*INSTRUCTION*
Reproduce the material word for word; the images stay out.

*DATA SEGMENT*
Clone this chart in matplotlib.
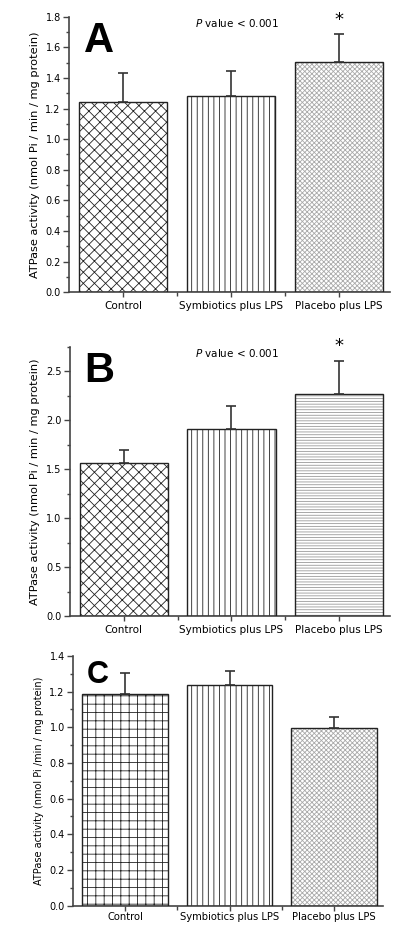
import matplotlib.pyplot as plt
from matplotlib.ticker import MultipleLocator, FixedLocator
import numpy as np

# groups on the x axis
groups = ["Control", "Symbiotics plus LPS", "Placebo plus LPS"]

# panel A
a_means = [1.245, 1.282, 1.504]
a_err = [0.19, 0.16, 0.185]
# panel B
b_means = [1.563, 1.914, 2.268]
b_err = [0.13, 0.232, 0.34]
# panel C
c_means = [1.184, 1.234, 0.998]
c_err = [0.12, 0.083, 0.061]

plt.rcParams['font.family'] = ['DejaVu Sans']
plt.rcParams['hatch.linewidth'] = 0.6

fig = plt.figure(figsize=(3.97, 9.25), dpi=100)


def panel(rect, means, errs, hatches, hatch_colors, ylim, major, minor,
          letter, letter_size, ylabel, ylabel_size, pval=None, star=None,
          xlab_size=7.5, xpad=3):
    ax = fig.add_axes(rect)
    x = np.arange(len(means))
    for i in range(len(means)):
        # hatch layer, then the outline
        ax.bar(x[i], means[i], width=0.82, color='white', edgecolor=hatch_colors[i],
               hatch=hatches[i], linewidth=0, zorder=2)
        ax.bar(x[i], means[i], width=0.82, color='none', edgecolor='#222222',
               linewidth=1.0, zorder=3)
    ax.errorbar(x, means, yerr=[np.zeros(len(errs)), errs], fmt='none',
                ecolor='#333333', elinewidth=1.2, capsize=3.5, capthick=1.2, zorder=4)
    ax.set_xlim(-0.5, 2.47)
    ax.set_ylim(*ylim)
    ax.yaxis.set_major_locator(MultipleLocator(major))
    ax.yaxis.set_minor_locator(MultipleLocator(minor))
    ax.yaxis.set_major_formatter(plt.FormatStrFormatter('%.1f'))
    ax.set_xticks(x)
    ax.set_xticklabels(groups, fontsize=xlab_size)
    ax.xaxis.set_minor_locator(FixedLocator([0.5, 1.5]))
    ax.tick_params(axis='y', labelsize=7, length=4, width=1, color='#444444', pad=2)
    ax.tick_params(axis='y', which='minor', length=2.5, width=1, color='#444444')
    ax.tick_params(axis='x', length=3.5, width=1, color='#444444', pad=xpad)
    ax.tick_params(axis='x', which='minor', length=3, width=1, color='#444444')
    for s in ['top', 'right']:
        ax.spines[s].set_visible(False)
    for s in ['left', 'bottom']:
        ax.spines[s].set_color('#444444')
        ax.spines[s].set_linewidth(1.2)
    ax.set_ylabel(ylabel, fontsize=ylabel_size, labelpad=4)
    ax.text(0.045, 0.985, letter, transform=ax.transAxes, fontsize=letter_size,
            fontweight='bold', family='Liberation Sans', va='top', ha='left')
    if pval is not None:
        ax.text(1.05, pval, r'$P$ value < 0.001', fontsize=7.5, ha='center', va='center')
    if star is not None:
        ax.text(2, star, '*', fontsize=13, ha='center', va='center')
    return ax


panel([0.174, 0.684, 0.808, 0.298], a_means, a_err,
      ['xxx', '|||', 'xxxxxxx'], ['#222222', '#222222', '#aaaaaa'],
      (0, 1.8), 0.2, 0.1, 'A', 30,
      'ATPase activity (nmol Pi / min / mg protein)', 8.2, pval=1.76, star=1.775)

panel([0.176, 0.334, 0.806, 0.291], b_means, b_err,
      ['xxx', '|||', '------'], ['#222222', '#222222', '#999999'],
      (0, 2.75), 0.5, 0.25, 'B', 30,
      'ATPase activity (nmol Pi / min / mg protein)', 8.2, pval=2.69, star=2.76)

panel([0.184, 0.021, 0.781, 0.270], c_means, c_err,
      ['++', '|||', 'xxxxxxx'], ['#222222', '#222222', '#aaaaaa'],
      (0, 1.4), 0.2, 0.1, 'C', 22,
      'ATPase activity (nmol Pi /min / mg protein)', 7, pval=None, star=None,
      xlab_size=7.2, xpad=1)

fig.savefig('out.png', dpi=100)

*RESULT OF THIS EXERCISE*
Clone this chart in matplotlib.
import matplotlib.pyplot as plt
from matplotlib.ticker import MultipleLocator, FixedLocator
import numpy as np

# groups on the x axis
groups = ["Control", "Symbiotics plus LPS", "Placebo plus LPS"]

# panel A
a_means = [1.245, 1.282, 1.504]
a_err = [0.19, 0.16, 0.185]
# panel B
b_means = [1.563, 1.914, 2.268]
b_err = [0.13, 0.232, 0.34]
# panel C
c_means = [1.184, 1.234, 0.998]
c_err = [0.12, 0.083, 0.061]

plt.rcParams['font.family'] = ['DejaVu Sans']
plt.rcParams['hatch.linewidth'] = 0.6

fig = plt.figure(figsize=(3.97, 9.25), dpi=100)


def panel(rect, means, errs, hatches, hatch_colors, ylim, major, minor,
          letter, letter_size, ylabel, ylabel_size, pval=None, star=None,
          xlab_size=7.5, xpad=3):
    ax = fig.add_axes(rect)
    x = np.arange(len(means))
    for i in range(len(means)):
        # hatch layer, then the outline
        ax.bar(x[i], means[i], width=0.82, color='white', edgecolor=hatch_colors[i],
               hatch=hatches[i], linewidth=0, zorder=2)
        ax.bar(x[i], means[i], width=0.82, color='none', edgecolor='#222222',
               linewidth=1.0, zorder=3)
    ax.errorbar(x, means, yerr=[np.zeros(len(errs)), errs], fmt='none',
                ecolor='#333333', elinewidth=1.2, capsize=3.5, capthick=1.2, zorder=4)
    ax.set_xlim(-0.5, 2.47)
    ax.set_ylim(*ylim)
    ax.yaxis.set_major_locator(MultipleLocator(major))
    ax.yaxis.set_minor_locator(MultipleLocator(minor))
    ax.yaxis.set_major_formatter(plt.FormatStrFormatter('%.1f'))
    ax.set_xticks(x)
    ax.set_xticklabels(groups, fontsize=xlab_size)
    ax.xaxis.set_minor_locator(FixedLocator([0.5, 1.5]))
    ax.tick_params(axis='y', labelsize=7, length=4, width=1, color='#444444', pad=2)
    ax.tick_params(axis='y', which='minor', length=2.5, width=1, color='#444444')
    ax.tick_params(axis='x', length=3.5, width=1, color='#444444', pad=xpad)
    ax.tick_params(axis='x', which='minor', length=3, width=1, color='#444444')
    for s in ['top', 'right']:
        ax.spines[s].set_visible(False)
    for s in ['left', 'bottom']:
        ax.spines[s].set_color('#444444')
        ax.spines[s].set_linewidth(1.2)
    ax.set_ylabel(ylabel, fontsize=ylabel_size, labelpad=4)
    ax.text(0.045, 0.985, letter, transform=ax.transAxes, fontsize=letter_size,
            fontweight='bold', family='Liberation Sans', va='top', ha='left')
    if pval is not None:
        ax.text(1.05, pval, r'$P$ value < 0.001', fontsize=7.5, ha='center', va='center')
    if star is not None:
        ax.text(2, star, '*', fontsize=13, ha='center', va='center')
    return ax


panel([0.174, 0.684, 0.808, 0.298], a_means, a_err,
      ['xxx', '|||', 'xxxxxxx'], ['#222222', '#222222', '#aaaaaa'],
      (0, 1.8), 0.2, 0.1, 'A', 30,
      'ATPase activity (nmol Pi / min / mg protein)', 8.2, pval=1.76, star=1.775)

panel([0.176, 0.334, 0.806, 0.291], b_means, b_err,
      ['xxx', '|||', '------'], ['#222222', '#222222', '#999999'],
      (0, 2.75), 0.5, 0.25, 'B', 30,
      'ATPase activity (nmol Pi / min / mg protein)', 8.2, pval=2.69, star=2.76)

panel([0.184, 0.021, 0.781, 0.270], c_means, c_err,
      ['++', '|||', 'xxxxxxx'], ['#222222', '#222222', '#aaaaaa'],
      (0, 1.4), 0.2, 0.1, 'C', 22,
      'ATPase activity (nmol Pi /min / mg protein)', 7, pval=None, star=None,
      xlab_size=7.2, xpad=1)

fig.savefig('out.png', dpi=100)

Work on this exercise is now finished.